My mother was Italian (Sicilian to be exact), and my father Polish. I am not a chef, but I love to cook and I appreciate great made-from-scratch food. Many of my favorite dishes are rooted in my upbringing. I remember incorporating old world family recipes into holiday dinners. Stuffed Cabbage was a side dish at Thanksgiving. Lasagna was served on Christmas Eve. Chrusciki (a sweet, crispy, deep-fried Polish pastry, sprinkled with powdered sugar) was Christmas dessert. Kielbasa (Polish sausage) was an appetizer at Easter, while Cannoli were the dessert.
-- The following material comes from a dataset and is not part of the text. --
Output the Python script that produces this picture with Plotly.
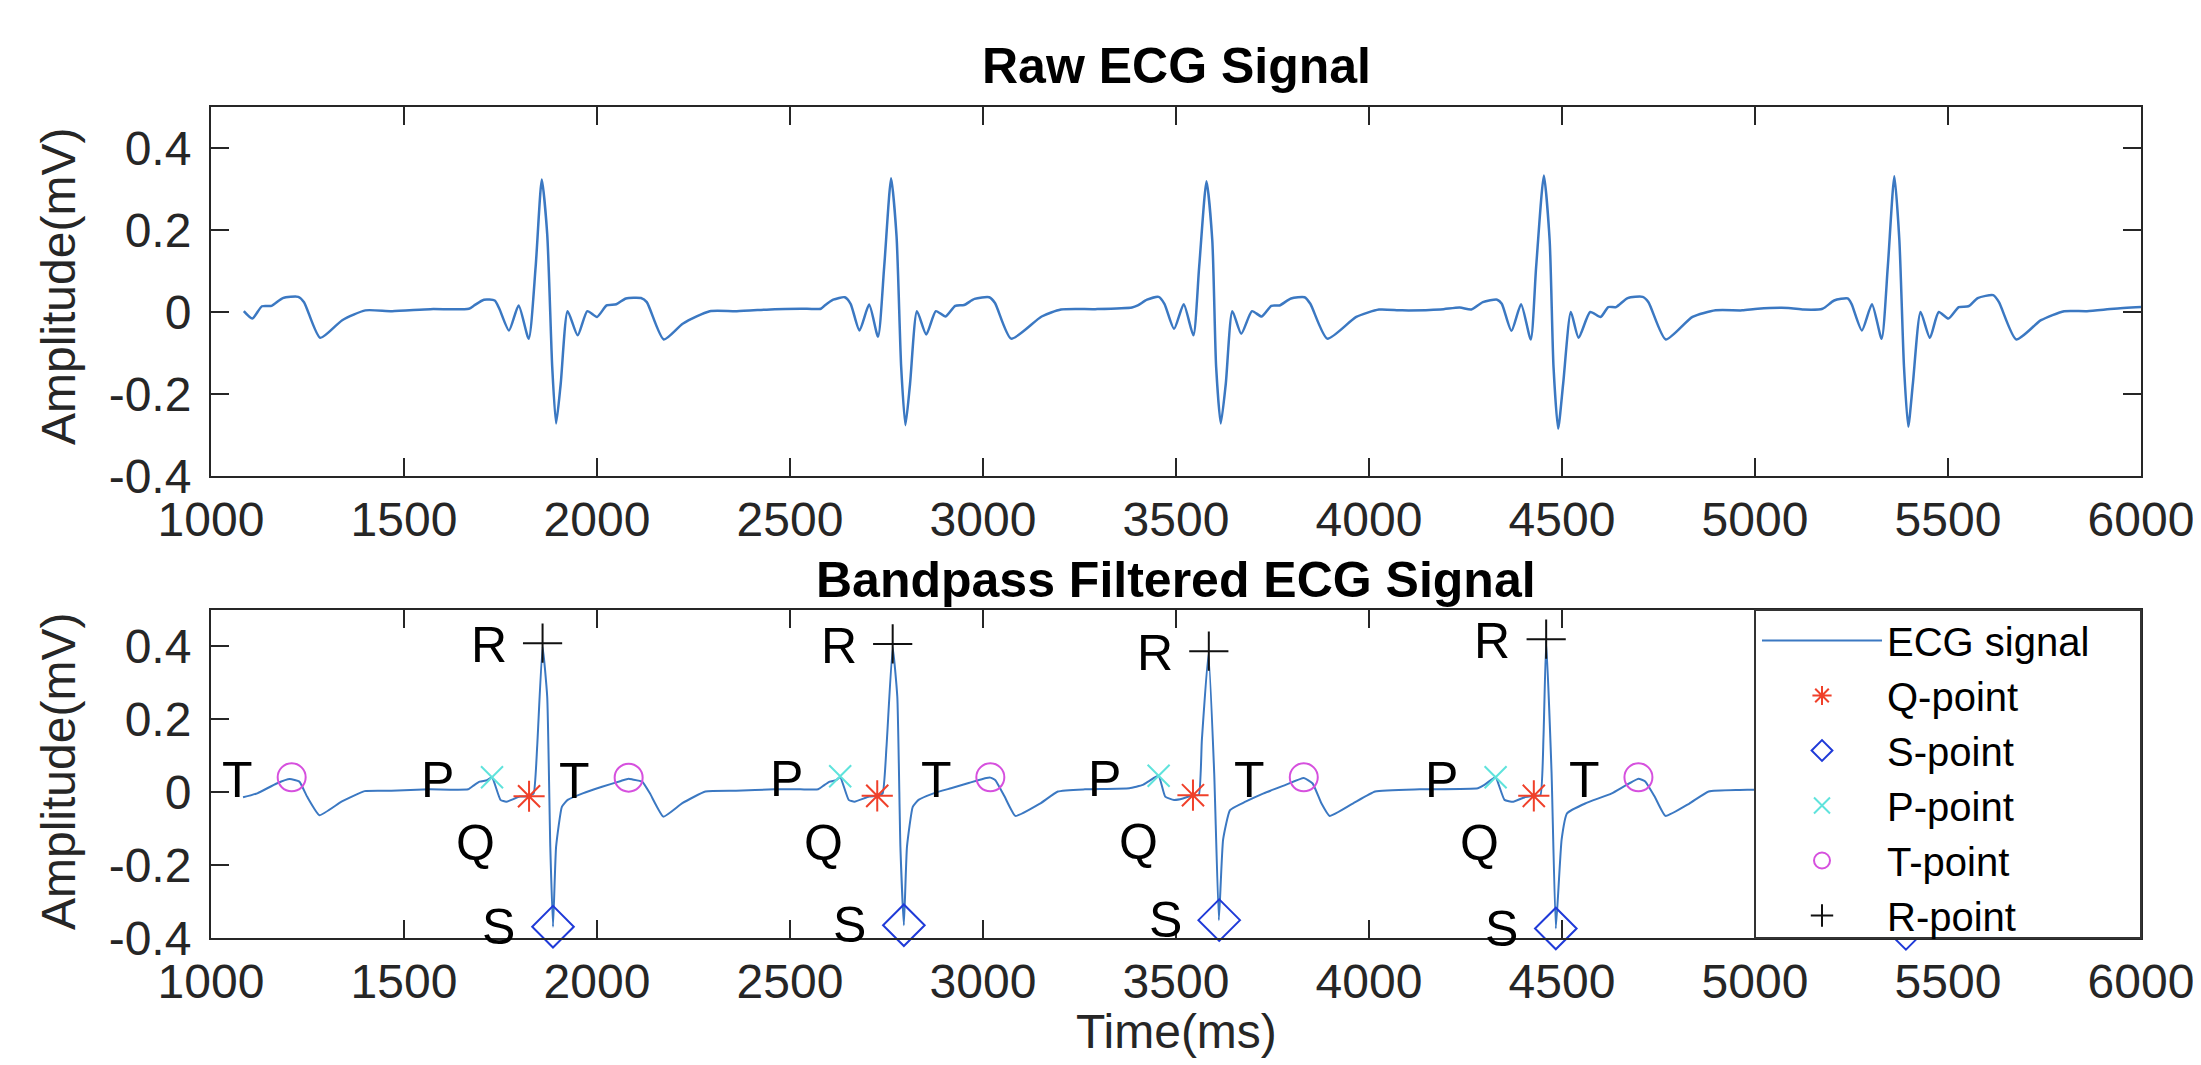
import plotly.graph_objects as go

# ---------------- data ----------------
raw_t = [1085, 1107, 1132, 1157, 1186, 1226, 1241, 1283, 1340, 1400, 1469, 1568, 1668, 1682, 1707, 1735,
         1747, 1772, 1797, 1823, 1841, 1857, 1871, 1884, 1894, 1906, 1924, 1950, 1975, 2000, 2025, 2050,
         2075, 2114, 2129, 2173, 2223, 2292, 2362, 2461, 2529,
         2580, 2590, 2612, 2642, 2657, 2680, 2705, 2728, 2744, 2762, 2776, 2788, 2799, 2811, 2829, 2853,
         2878, 2903, 2928, 2951, 2978, 3016, 3031, 3073, 3152, 3202, 3291, 3386,
         3401, 3425, 3455, 3470, 3495, 3520, 3545, 3560, 3579, 3594, 3604, 3616, 3629, 3646, 3669, 3697,
         3722, 3747, 3768, 3798, 3833, 3848, 3892, 3967, 4026, 4086, 4185, 4235, 4265,
         4295, 4332, 4344, 4369, 4394, 4419, 4433, 4453, 4468, 4478, 4490, 4503, 4523, 4543, 4573, 4600,
         4620, 4640, 4670, 4709, 4724, 4769, 4838, 4898, 4967, 5007, 5086, 5126, 5175,
         5205, 5240, 5250, 5277, 5303, 5328, 5344, 5361, 5374, 5386, 5397, 5409, 5429, 5453, 5476, 5501,
         5528, 5553, 5577, 5617, 5632, 5677, 5741, 5801, 5860, 5930, 6000]
raw_v = [0.002, -0.016, 0.014, 0.015, 0.034, 0.037, 0.024, -0.063, -0.020, 0.004, 0.002, 0.007, 0.008, 0.016, 0.030, 0.028,
         0.008, -0.045, 0.016, -0.065, 0.110, 0.323, 0.190, -0.134, -0.272, -0.175, 0.002, -0.057, 0.002, -0.012, 0.016, 0.019,
         0.033, 0.034, 0.024, -0.067, -0.028, 0.002, 0.002, 0.007, 0.008,
         0.008, 0.016, 0.030, 0.036, 0.020, -0.045, 0.018, -0.060, 0.110, 0.326, 0.185, -0.134, -0.276, -0.175, 0.002, -0.055,
         0.002, -0.011, 0.015, 0.017, 0.032, 0.036, 0.022, -0.065, -0.011, 0.006, 0.007, 0.011,
         0.016, 0.030, 0.037, 0.020, -0.041, 0.019, -0.057, 0.110, 0.319, 0.175, -0.134, -0.272, -0.175, 0.002, -0.053, 0.002,
         -0.011, 0.015, 0.016, 0.033, 0.036, 0.020, -0.065, -0.012, 0.006, 0.004, 0.006, 0.011, 0.006,
         0.024, 0.030, 0.020, -0.046, 0.019, -0.067, 0.110, 0.333, 0.175, -0.134, -0.285, -0.175, 0.000, -0.063, 0.000, -0.012,
         0.012, 0.012, 0.034, 0.037, 0.024, -0.067, -0.012, 0.004, 0.004, 0.008, 0.010, 0.006, 0.008,
         0.028, 0.033, 0.020, -0.045, 0.019, -0.065, 0.110, 0.331, 0.175, -0.134, -0.280, -0.175, 0.000, -0.063, 0.000, -0.016,
         0.012, 0.014, 0.034, 0.041, 0.024, -0.067, -0.020, 0.002, 0.002, 0.008, 0.012]

filt_t = [1083, 1120, 1170, 1204, 1229, 1249, 1281, 1338, 1398, 1467, 1566, 1666, 1681, 1696, 1715, 1728,
          1750, 1765, 1800, 1824, 1836, 1845, 1859, 1871, 1879, 1886, 1894, 1909, 1924, 1963, 2013, 2062,
          2082, 2092, 2117, 2137, 2172, 2221, 2281, 2360, 2459, 2527,
          2573, 2588, 2603, 2620, 2630, 2652, 2667, 2705, 2726, 2740, 2750, 2766, 2778, 2786, 2795, 2803,
          2818, 2833, 2872, 2917, 2965, 3009, 3019, 3032, 3056, 3084, 3148, 3194, 3264, 3379,
          3414, 3432, 3455, 3472, 3495, 3518, 3544, 3559, 3567, 3584, 3599, 3611, 3622, 3640, 3680, 3727,
          3784, 3831, 3854, 3877, 3898, 3958, 4016, 4132, 4282,
          4299, 4314, 4328, 4351, 4374, 4400, 4427, 4444, 4452, 4459, 4473, 4484, 4499, 4513, 4560, 4629,
          4698, 4715, 4740, 4768, 4830, 4880, 4960, 5000, 5100,
          5190, 5215, 5235, 5257, 5272, 5310, 5333, 5345, 5352, 5366, 5378, 5385, 5391, 5399, 5414, 5429,
          5470, 5520, 5570, 5610, 5625, 5645, 5680, 5730, 5790, 5870, 6000]
filt_v = [-0.014, -0.003, 0.024, 0.036, 0.029, -0.012, -0.063, -0.026, 0.003, 0.004, 0.008, 0.008, 0.019, 0.029, 0.033, 0.041,
          -0.021, -0.026, -0.012, -0.011, -0.003, 0.125, 0.400, 0.262, -0.150, -0.369, -0.150, -0.040, -0.021, -0.003, 0.015, 0.031,
          0.037, 0.035, 0.029, -0.003, -0.067, -0.030, 0.002, 0.004, 0.008, 0.008,
          0.008, 0.019, 0.029, 0.033, 0.042, -0.021, -0.026, -0.012, -0.010, -0.003, 0.125, 0.398, 0.262, -0.150, -0.365, -0.150,
          -0.040, -0.021, -0.003, 0.011, 0.026, 0.039, 0.040, 0.033, -0.012, -0.065, -0.031, 0.002, 0.008, 0.011,
          0.020, 0.032, 0.045, -0.012, -0.021, -0.017, -0.008, -0.008, 0.143, 0.380, 0.052, -0.351, -0.130, -0.049, -0.026, -0.003,
          0.020, 0.039, 0.024, -0.031, -0.065, -0.031, 0.002, 0.008, 0.011,
          0.020, 0.032, 0.041, -0.021, -0.026, -0.015, -0.010, -0.008, 0.150, 0.415, 0.052, -0.374, -0.130, -0.058, -0.031, -0.003,
          0.037, 0.030, -0.012, -0.065, -0.031, 0.002, 0.006, 0.007, 0.008,
          0.020, 0.032, 0.042, -0.021, -0.026, -0.012, -0.010, -0.003, 0.130, 0.405, 0.262, -0.150, -0.375, -0.150, -0.040, -0.021,
          -0.003, 0.015, 0.031, 0.039, 0.030, -0.003, -0.067, -0.030, 0.002, 0.004, 0.008]

q_t = [1824, 2726, 3544, 4427, 5333]
q_v = [-0.011, -0.010, -0.008, -0.010, -0.010]
s_t = [1886, 2795, 3612, 4484, 5391]
s_v = [-0.369, -0.365, -0.351, -0.374, -0.375]
p_t = [1728, 2630, 3455, 4328, 5235]
p_v = [0.041, 0.044, 0.045, 0.041, 0.042]
tw_t = [1209, 2082, 3019, 3831, 4698, 5610]
tw_v = [0.041, 0.040, 0.041, 0.041, 0.041, 0.040]
r_t = [1859, 2766, 3585, 4459, 5366]
r_v = [0.409, 0.407, 0.387, 0.420, 0.410]

x_ticks = [1000, 1500, 2000, 2500, 3000, 3500, 4000, 4500, 5000, 5500, 6000]
y_ticks = [-0.4, -0.2, 0, 0.2, 0.4]
y_ticktext = ["-0.4", "-0.2", "0", "0.2", "0.4"]

# ---------------- styling / layout ----------------
FONT = "Liberation Sans, Arial, Helvetica, sans-serif"
AX = "#262626"
TICK_SIZE = 48
LINE_BLUE = "#3b78c2"

# the page body adds an 8px margin, so the figure is sized to fit the 2201x1065 window
OFF = 8
W, H = 2201 - OFF, 1065 - OFF
# page-pixel geometry of the plot areas
PL, PR, PT, PB = 211, 2141, 107, 938
L, R, T, B = PL - OFF, W - (PR - OFF), PT - OFF, H - (PB - OFF)
PW, PH = PR - PL, PB - PT


def px(xp):
    return (xp - PL) / PW


def py(yp):
    return (PB - yp) / PH


top_dom = [py(476), 1.0]
bot_dom = [0.0, py(610)]

fig = go.Figure()

fig.add_trace(go.Scatter(x=raw_t, y=raw_v, mode="lines", xaxis="x", yaxis="y",
                         line=dict(color=LINE_BLUE, width=2.5, shape="spline", smoothing=0.6),
                         showlegend=False))

fig.add_trace(go.Scatter(x=filt_t, y=filt_v, mode="lines", xaxis="x2", yaxis="y2", name="ECG signal",
                         line=dict(color=LINE_BLUE, width=2, shape="spline", smoothing=0.4)))

marker_specs = [
    ("Q-point", q_t, q_v, "asterisk-open", "#f0402a", 26, 2),
    ("S-point", s_t, s_v, "diamond-open", "#1f3ad8", 32, 2),
    ("P-point", p_t, p_v, "x-thin-open", "#5fe3dc", 22, 2),
    ("T-point", tw_t, tw_v, "circle-open", "#d650de", 28, 2),
    ("R-point", r_t, r_v, "cross-thin-open", "#111111", 28, 2),
]
for name, xs, ys, sym, col, sz, lw in marker_specs:
    fig.add_trace(go.Scatter(x=xs, y=ys, mode="markers", xaxis="x2", yaxis="y2", name=name,
                             cliponaxis=False,
                             marker=dict(symbol=sym, size=sz, color=col, line=dict(color=col, width=lw))))

# point labels (offset to the left of each detected point)
annotations = []
label_sets = [("R", r_t, r_v, -0.005), ("P", p_t, p_v, -0.008), ("T", tw_t, tw_v, -0.008),
              ("Q", q_t, q_v, -0.128), ("S", s_t, s_v, 0.0)]
for lab, xs, ys, dv in label_sets:
    for xv, yv in zip(xs, ys):
        if xv - 140 < 4950:
            annotations.append(dict(x=xv - 140, y=yv + dv, xref="x2", yref="y2", text=lab, showarrow=False,
                                    xanchor="center", yanchor="middle",
                                    font=dict(family=FONT, size=50, color="black")))

# titles and axis labels
annotations += [
    dict(x=0.5, y=1.0, xref="paper", yref="paper", text="<b>Raw ECG Signal</b>", showarrow=False,
         xanchor="center", yanchor="bottom", yshift=11, font=dict(family=FONT, size=50, color="black")),
    dict(x=0.5, y=bot_dom[1], xref="paper", yref="paper", text="<b>Bandpass Filtered ECG Signal</b>",
         showarrow=False, xanchor="center", yanchor="bottom", yshift=0, font=dict(family=FONT, size=50, color="black")),
    dict(x=px(58), y=py(287), xref="paper", yref="paper", text="Amplitude(mV)",
         textangle=-90, showarrow=False, xanchor="center", yanchor="middle",
         font=dict(family=FONT, size=48, color=AX)),
    dict(x=px(58), y=py(772), xref="paper", yref="paper", text="Amplitude(mV)",
         textangle=-90, showarrow=False, xanchor="center", yanchor="middle",
         font=dict(family=FONT, size=48, color=AX)),
    dict(x=0.5, y=py(1031), xref="paper", yref="paper", text="Time(ms)", showarrow=False,
         xanchor="center", yanchor="middle", font=dict(family=FONT, size=48, color=AX)),
]

axis_common = dict(showline=True, linecolor=AX, linewidth=2, mirror="ticks", ticks="inside", ticklen=18,
                   tickwidth=2, tickcolor=AX, showgrid=False, zeroline=False,
                   tickfont=dict(family=FONT, size=TICK_SIZE, color=AX))

fig.update_layout(
    width=W, height=H,
    margin=dict(l=L, r=R, t=T, b=B, autoexpand=False),
    paper_bgcolor="white", plot_bgcolor="white",
    xaxis=dict(domain=[0, 1], anchor="y", range=[1000, 6000], tickvals=x_ticks, ticklabelstandoff=0, **axis_common),
    yaxis=dict(domain=top_dom, anchor="x", range=[-0.4, 0.5], tickvals=y_ticks, ticktext=y_ticktext,
               ticklabelstandoff=8, **axis_common),
    xaxis2=dict(domain=[0, 1], anchor="y2", range=[1000, 6000], tickvals=x_ticks, ticklabelstandoff=0, **axis_common),
    yaxis2=dict(domain=bot_dom, anchor="x2", range=[-0.4, 0.5], tickvals=y_ticks, ticktext=y_ticktext,
                ticklabelstandoff=8, **axis_common),
    showlegend=True,
    legend=dict(x=px(1757), y=py(608), xanchor="left", yanchor="top",
                bgcolor="rgba(0,0,0,0)", borderwidth=0, itemwidth=120, itemsizing="trace",
                font=dict(family=FONT, size=40, color="black"), tracegroupgap=0),
    shapes=[dict(type="rect", xref="paper", yref="paper", x0=px(1755), x1=1.0,
                 y0=bot_dom[0], y1=bot_dom[1], fillcolor="white", line=dict(color="#333333", width=2),
                 layer="above")],
    annotations=annotations,
)

fig.write_html("out.html")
These table additions made me who I am today. Making or eating Chrusciki always reminds me of my grandmother. I remember rolling out the dough as a little girl, watching her cut it into strips. I would “pinch” the pieces into ribbons before she would fry them. When they were done, I sprinkled the powdered sugar on (the more the better).
It is now my turn to keep the traditions alive, while starting new ones with my family. I may not be a classically trained chef, but my background taught me the importance of authenticity and tradition. Nothing beats the real thing.